=== Record excerpts ===

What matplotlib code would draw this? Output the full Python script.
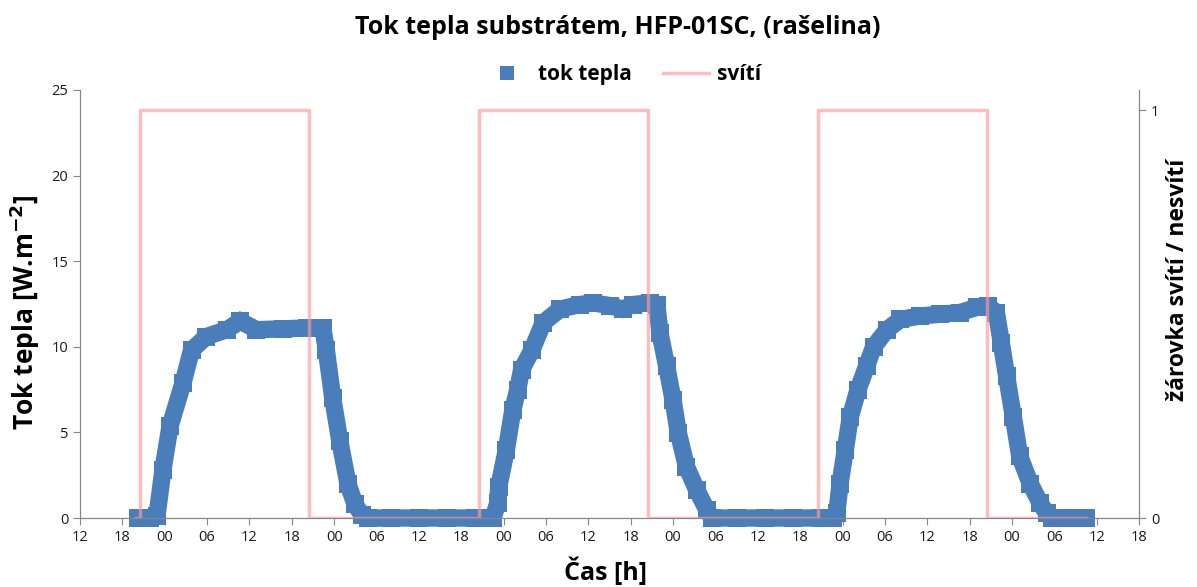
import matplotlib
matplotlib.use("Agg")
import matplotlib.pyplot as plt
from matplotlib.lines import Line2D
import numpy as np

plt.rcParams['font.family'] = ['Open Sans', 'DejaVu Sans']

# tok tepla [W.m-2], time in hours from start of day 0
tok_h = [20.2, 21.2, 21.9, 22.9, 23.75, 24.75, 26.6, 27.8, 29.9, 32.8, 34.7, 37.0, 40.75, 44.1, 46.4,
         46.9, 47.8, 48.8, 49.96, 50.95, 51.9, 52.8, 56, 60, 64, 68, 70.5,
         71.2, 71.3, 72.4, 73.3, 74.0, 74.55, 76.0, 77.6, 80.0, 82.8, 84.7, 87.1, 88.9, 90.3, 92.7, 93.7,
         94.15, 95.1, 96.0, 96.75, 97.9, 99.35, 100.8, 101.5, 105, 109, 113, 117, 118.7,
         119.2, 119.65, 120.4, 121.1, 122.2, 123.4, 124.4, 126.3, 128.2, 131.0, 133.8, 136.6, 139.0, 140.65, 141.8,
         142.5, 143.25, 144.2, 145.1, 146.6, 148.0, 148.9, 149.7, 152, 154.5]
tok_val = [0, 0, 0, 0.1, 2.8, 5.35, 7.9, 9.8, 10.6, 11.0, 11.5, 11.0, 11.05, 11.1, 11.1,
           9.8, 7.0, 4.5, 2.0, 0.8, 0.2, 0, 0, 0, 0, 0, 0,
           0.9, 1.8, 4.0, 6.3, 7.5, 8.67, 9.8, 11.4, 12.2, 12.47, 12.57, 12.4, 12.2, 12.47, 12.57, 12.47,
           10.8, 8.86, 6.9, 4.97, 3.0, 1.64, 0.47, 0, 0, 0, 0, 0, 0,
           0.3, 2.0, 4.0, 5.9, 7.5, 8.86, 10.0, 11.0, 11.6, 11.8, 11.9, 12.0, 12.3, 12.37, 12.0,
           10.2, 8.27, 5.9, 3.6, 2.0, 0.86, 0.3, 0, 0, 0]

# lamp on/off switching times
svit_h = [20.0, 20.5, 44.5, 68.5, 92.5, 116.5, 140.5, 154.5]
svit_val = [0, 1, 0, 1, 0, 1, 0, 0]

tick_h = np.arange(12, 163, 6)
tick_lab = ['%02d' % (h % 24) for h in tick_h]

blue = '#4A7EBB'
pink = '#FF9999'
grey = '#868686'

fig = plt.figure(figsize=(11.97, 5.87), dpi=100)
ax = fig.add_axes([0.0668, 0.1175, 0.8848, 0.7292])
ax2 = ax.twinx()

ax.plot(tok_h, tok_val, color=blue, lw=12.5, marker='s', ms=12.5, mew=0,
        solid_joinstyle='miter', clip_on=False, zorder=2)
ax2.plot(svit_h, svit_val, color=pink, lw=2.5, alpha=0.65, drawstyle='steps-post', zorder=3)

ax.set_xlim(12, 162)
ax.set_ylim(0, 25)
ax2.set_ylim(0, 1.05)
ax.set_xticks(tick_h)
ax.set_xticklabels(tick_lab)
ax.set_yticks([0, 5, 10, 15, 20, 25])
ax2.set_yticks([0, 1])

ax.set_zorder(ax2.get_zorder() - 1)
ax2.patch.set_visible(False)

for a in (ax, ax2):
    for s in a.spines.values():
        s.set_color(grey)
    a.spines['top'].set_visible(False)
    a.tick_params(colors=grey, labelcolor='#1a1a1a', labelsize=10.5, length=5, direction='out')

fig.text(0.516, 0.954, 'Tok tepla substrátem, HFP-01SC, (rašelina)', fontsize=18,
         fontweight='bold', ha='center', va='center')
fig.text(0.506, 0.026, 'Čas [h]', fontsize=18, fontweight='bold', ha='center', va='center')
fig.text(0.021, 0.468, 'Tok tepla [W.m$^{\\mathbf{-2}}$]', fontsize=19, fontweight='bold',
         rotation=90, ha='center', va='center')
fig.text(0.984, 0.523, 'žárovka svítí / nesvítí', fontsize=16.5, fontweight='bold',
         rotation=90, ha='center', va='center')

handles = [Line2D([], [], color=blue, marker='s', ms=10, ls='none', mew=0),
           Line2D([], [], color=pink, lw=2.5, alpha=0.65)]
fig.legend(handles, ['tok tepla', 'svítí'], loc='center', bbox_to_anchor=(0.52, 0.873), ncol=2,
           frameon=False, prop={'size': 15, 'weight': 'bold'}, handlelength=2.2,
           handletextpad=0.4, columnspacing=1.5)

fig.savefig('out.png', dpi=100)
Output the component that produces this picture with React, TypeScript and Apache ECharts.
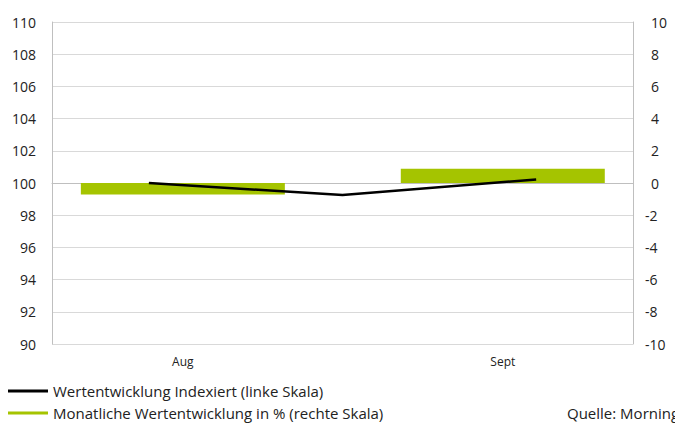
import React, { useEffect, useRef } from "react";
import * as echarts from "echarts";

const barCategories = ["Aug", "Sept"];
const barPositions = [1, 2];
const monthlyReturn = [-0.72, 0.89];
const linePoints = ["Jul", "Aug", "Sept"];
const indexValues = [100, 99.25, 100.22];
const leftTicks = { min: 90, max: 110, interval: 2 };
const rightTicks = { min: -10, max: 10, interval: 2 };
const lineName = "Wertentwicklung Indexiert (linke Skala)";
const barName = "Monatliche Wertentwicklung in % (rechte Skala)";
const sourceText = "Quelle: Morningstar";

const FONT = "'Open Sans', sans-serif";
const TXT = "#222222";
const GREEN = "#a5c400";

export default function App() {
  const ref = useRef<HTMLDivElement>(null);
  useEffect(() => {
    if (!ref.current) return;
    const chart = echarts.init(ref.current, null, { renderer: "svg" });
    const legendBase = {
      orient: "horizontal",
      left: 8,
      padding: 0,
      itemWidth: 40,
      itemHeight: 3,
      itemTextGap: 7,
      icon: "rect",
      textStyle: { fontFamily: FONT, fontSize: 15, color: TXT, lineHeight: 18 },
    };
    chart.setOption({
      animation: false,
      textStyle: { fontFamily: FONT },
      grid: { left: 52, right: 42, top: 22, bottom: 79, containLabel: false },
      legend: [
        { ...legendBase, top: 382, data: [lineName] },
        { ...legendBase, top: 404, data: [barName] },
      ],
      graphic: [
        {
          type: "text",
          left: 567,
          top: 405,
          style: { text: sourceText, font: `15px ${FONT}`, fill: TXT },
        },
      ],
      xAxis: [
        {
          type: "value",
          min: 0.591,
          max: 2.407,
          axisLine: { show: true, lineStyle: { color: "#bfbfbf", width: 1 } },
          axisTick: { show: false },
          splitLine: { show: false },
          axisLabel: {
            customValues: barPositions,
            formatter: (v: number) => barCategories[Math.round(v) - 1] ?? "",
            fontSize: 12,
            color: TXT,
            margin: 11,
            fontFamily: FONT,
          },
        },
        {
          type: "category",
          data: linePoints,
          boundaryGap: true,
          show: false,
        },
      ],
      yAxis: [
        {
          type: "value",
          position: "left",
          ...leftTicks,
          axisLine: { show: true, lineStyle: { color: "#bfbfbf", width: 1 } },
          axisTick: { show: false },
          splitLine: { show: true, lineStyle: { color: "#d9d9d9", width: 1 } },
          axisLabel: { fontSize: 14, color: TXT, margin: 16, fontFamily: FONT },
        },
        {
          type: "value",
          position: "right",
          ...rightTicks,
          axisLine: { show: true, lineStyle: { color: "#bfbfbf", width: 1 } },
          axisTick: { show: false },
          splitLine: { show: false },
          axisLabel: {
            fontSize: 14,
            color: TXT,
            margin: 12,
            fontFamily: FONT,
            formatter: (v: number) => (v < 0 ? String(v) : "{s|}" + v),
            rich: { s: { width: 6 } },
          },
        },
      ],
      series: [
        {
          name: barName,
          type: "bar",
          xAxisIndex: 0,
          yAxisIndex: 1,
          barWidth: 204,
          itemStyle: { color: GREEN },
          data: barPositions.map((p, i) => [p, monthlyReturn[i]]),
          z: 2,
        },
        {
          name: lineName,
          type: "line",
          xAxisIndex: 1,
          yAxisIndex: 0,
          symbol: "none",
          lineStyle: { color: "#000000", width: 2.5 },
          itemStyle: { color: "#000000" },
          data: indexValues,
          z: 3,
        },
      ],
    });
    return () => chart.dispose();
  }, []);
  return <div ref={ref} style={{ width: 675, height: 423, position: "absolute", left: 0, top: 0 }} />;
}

===

§ What the exercise asks: Give again, exactly, the lines from the start of the data through the one holding "plt.rcParams['font.family'] = ['Open"; omit the pictures.

§ Solution for this task:
What matplotlib code would draw this? Output the full Python script.
import matplotlib
matplotlib.use("Agg")
import matplotlib.pyplot as plt
from matplotlib.lines import Line2D
import numpy as np

plt.rcParams['font.family'] = ['Open Sans', 'DejaVu Sans']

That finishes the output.